Below this line are records; write out exactly the lines from the one containing "Generate a Python" through the one containing "from matplotlib.ticker import", with the pictures left out.
- - -
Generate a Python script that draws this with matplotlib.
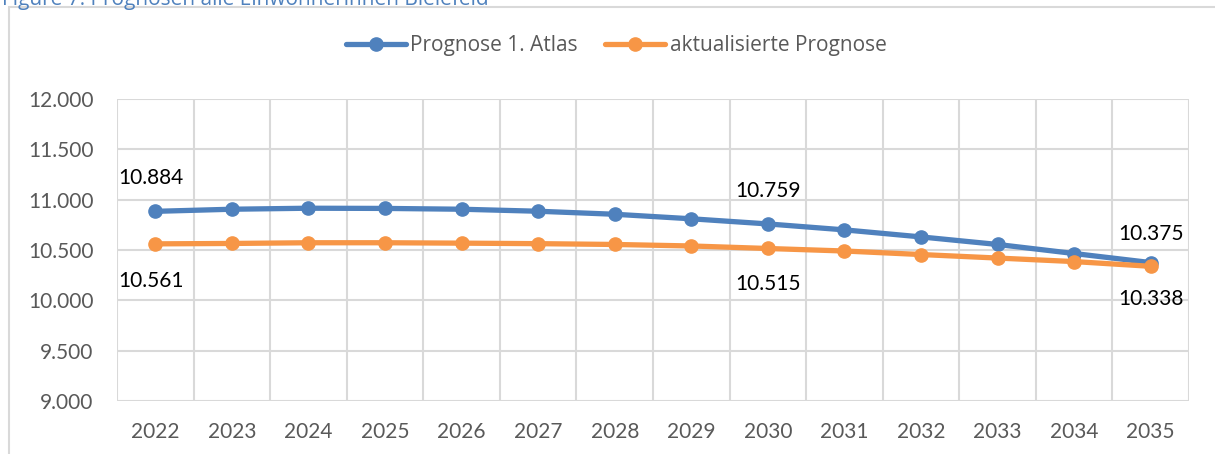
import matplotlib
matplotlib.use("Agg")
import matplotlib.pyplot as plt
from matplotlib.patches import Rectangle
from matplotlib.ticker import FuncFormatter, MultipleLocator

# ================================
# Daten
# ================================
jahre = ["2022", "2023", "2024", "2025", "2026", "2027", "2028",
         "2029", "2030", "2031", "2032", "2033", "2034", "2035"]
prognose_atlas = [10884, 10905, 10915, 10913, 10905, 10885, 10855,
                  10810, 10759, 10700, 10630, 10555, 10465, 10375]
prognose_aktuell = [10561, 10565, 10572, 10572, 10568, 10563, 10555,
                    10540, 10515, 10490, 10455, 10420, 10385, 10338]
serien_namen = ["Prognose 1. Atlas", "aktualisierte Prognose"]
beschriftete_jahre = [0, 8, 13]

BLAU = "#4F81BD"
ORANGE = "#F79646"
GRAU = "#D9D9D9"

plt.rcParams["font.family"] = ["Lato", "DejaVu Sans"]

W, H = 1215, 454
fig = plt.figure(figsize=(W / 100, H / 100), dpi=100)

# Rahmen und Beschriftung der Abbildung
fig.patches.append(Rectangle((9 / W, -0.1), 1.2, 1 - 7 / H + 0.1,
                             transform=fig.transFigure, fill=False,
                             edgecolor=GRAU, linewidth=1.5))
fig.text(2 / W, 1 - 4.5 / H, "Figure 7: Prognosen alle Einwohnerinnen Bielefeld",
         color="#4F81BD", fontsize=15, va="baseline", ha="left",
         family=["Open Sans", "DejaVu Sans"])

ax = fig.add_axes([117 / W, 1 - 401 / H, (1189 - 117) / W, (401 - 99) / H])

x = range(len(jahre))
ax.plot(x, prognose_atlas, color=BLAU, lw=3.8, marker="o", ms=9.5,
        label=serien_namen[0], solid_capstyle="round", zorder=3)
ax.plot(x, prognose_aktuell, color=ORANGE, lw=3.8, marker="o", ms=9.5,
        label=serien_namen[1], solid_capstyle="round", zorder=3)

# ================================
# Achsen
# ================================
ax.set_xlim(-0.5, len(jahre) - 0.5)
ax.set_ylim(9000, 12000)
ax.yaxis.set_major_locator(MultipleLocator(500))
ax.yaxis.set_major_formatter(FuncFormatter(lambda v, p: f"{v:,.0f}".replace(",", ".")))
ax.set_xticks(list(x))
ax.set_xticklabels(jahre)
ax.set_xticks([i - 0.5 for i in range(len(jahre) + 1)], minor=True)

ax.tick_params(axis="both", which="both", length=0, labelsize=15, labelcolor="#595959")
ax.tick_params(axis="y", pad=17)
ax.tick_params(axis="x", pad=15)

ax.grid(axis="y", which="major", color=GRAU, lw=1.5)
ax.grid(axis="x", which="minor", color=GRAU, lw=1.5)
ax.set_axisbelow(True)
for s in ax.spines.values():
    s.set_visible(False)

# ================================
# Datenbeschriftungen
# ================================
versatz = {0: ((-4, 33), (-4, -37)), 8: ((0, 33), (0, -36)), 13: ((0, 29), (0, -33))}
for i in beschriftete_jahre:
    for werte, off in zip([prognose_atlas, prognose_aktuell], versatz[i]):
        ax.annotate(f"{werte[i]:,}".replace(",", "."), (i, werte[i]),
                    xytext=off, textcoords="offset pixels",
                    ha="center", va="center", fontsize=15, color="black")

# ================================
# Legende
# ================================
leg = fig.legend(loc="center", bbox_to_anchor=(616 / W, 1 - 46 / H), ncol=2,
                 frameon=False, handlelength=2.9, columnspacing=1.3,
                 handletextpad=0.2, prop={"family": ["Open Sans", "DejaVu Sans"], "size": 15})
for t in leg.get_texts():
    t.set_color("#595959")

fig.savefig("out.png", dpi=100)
- - -
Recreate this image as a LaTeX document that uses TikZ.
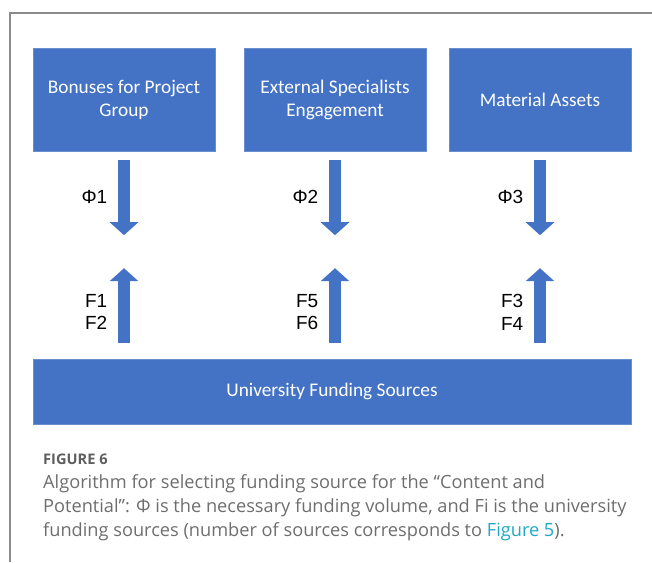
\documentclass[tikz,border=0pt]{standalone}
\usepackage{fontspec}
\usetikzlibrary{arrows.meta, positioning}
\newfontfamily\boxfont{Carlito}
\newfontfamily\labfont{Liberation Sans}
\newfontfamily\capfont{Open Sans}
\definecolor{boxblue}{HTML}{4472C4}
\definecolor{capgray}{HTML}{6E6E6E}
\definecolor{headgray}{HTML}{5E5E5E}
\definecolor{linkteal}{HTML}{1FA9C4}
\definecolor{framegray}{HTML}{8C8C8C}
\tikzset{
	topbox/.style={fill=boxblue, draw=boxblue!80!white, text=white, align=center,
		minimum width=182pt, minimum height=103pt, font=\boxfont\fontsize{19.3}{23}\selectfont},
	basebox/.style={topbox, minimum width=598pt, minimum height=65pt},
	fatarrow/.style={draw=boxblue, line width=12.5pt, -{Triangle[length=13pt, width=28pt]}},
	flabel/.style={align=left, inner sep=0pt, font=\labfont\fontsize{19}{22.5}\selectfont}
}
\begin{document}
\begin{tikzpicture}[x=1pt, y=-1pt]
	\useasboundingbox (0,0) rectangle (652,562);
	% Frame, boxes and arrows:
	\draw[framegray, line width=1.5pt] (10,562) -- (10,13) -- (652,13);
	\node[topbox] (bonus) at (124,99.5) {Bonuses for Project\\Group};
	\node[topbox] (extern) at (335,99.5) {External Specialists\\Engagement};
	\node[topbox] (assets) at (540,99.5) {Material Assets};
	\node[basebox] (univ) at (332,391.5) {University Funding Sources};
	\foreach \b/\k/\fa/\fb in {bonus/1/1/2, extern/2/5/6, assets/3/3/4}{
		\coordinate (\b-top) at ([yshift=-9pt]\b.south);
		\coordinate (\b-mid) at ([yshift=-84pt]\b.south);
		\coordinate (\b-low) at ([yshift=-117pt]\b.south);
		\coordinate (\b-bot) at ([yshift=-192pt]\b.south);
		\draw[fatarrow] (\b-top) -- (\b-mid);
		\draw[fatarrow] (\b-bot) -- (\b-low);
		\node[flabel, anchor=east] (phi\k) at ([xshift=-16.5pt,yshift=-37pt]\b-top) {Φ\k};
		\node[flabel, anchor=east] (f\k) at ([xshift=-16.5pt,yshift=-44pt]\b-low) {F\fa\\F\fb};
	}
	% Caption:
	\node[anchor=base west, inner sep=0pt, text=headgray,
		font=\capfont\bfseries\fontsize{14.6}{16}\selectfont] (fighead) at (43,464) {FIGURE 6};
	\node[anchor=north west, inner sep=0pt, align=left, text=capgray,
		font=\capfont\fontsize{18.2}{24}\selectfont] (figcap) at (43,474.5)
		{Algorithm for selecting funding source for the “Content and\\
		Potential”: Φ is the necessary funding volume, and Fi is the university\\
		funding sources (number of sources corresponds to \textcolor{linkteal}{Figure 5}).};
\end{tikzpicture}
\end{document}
- - -
> **SOLUTION**
Generate a Python script that draws this with matplotlib.
import matplotlib
matplotlib.use("Agg")
import matplotlib.pyplot as plt
from matplotlib.patches import Rectangle
from matplotlib.ticker import FuncFormatter, MultipleLocator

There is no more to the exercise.